By Roger Sheety | The Palestine Chronicle | Apr 2, 2019

Palestine/Israel ‘Conflict’: A corporate media abstraction used to cover up and obfuscate the continuing destruction of Palestine by creating a false balance and ethical equivalency between the colonizers and the colonized where no such balance and equivalency exists to begin with.

What is the point of journalism if not to question, doubt, and challenge state or elite power? If a journalist merely reports the standard talking points of that power (as most corporate media journalists do), isn’t he or she simply perpetuating the basic premise of those talking points, that all is fundamentally well with the status quo?
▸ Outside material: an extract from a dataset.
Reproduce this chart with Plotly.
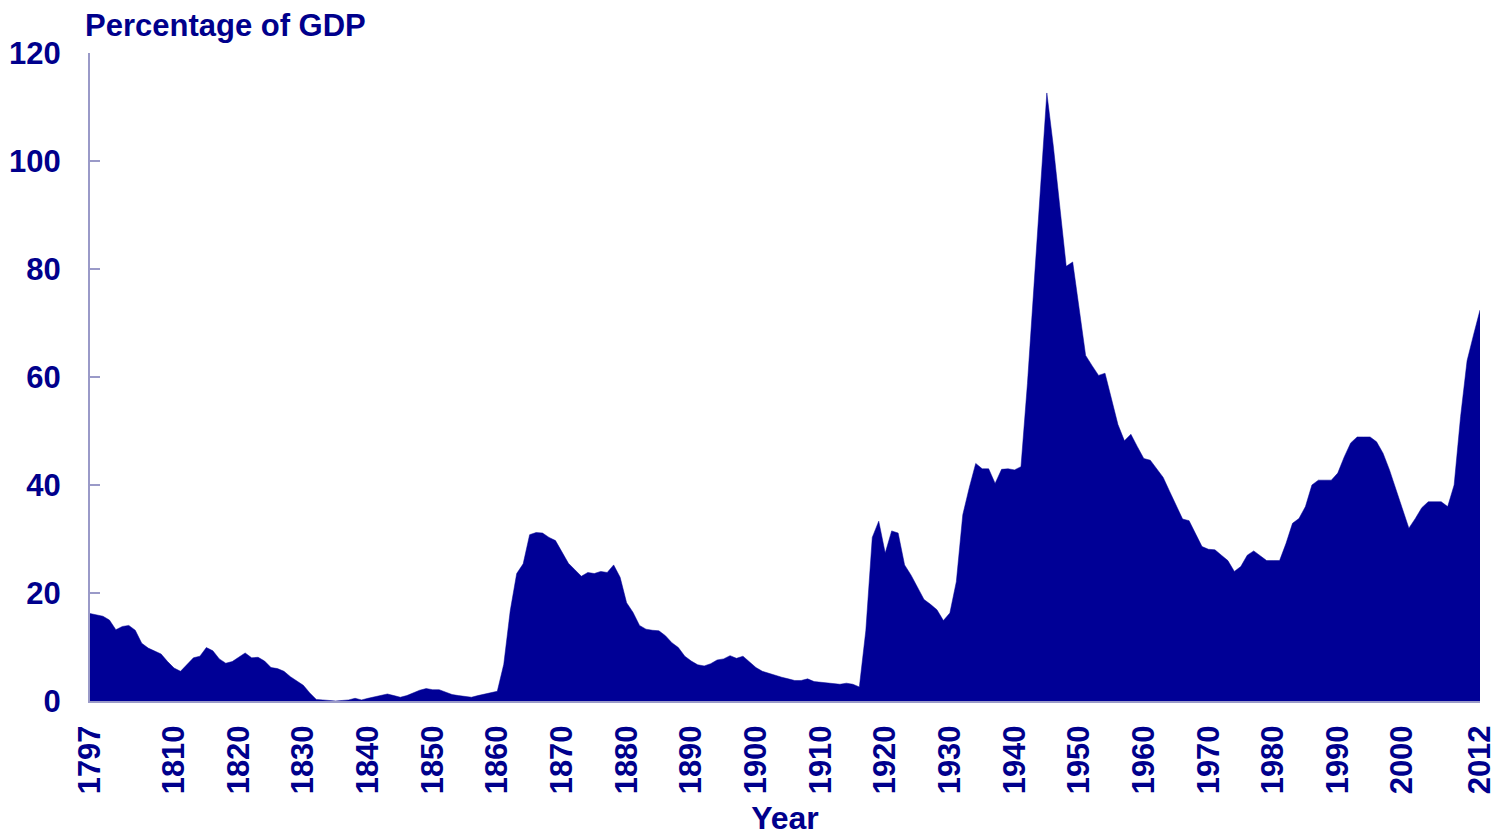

How, then, can such a stance be thought of as fair, objective, or impartial?

The following piece is partially indebted to John Ralston Saul’s “The Doubter’s Companion: A Dictionary of Aggressive Common Sense”, which itself was partly inspired by earlier dictionaries such as those by Samuel Johnson and Ambrose Bierce.

The aim of these anti-dictionary dictionaries was to challenge and mock conventional wisdom and use language to clarify and communicate rather than the opposite.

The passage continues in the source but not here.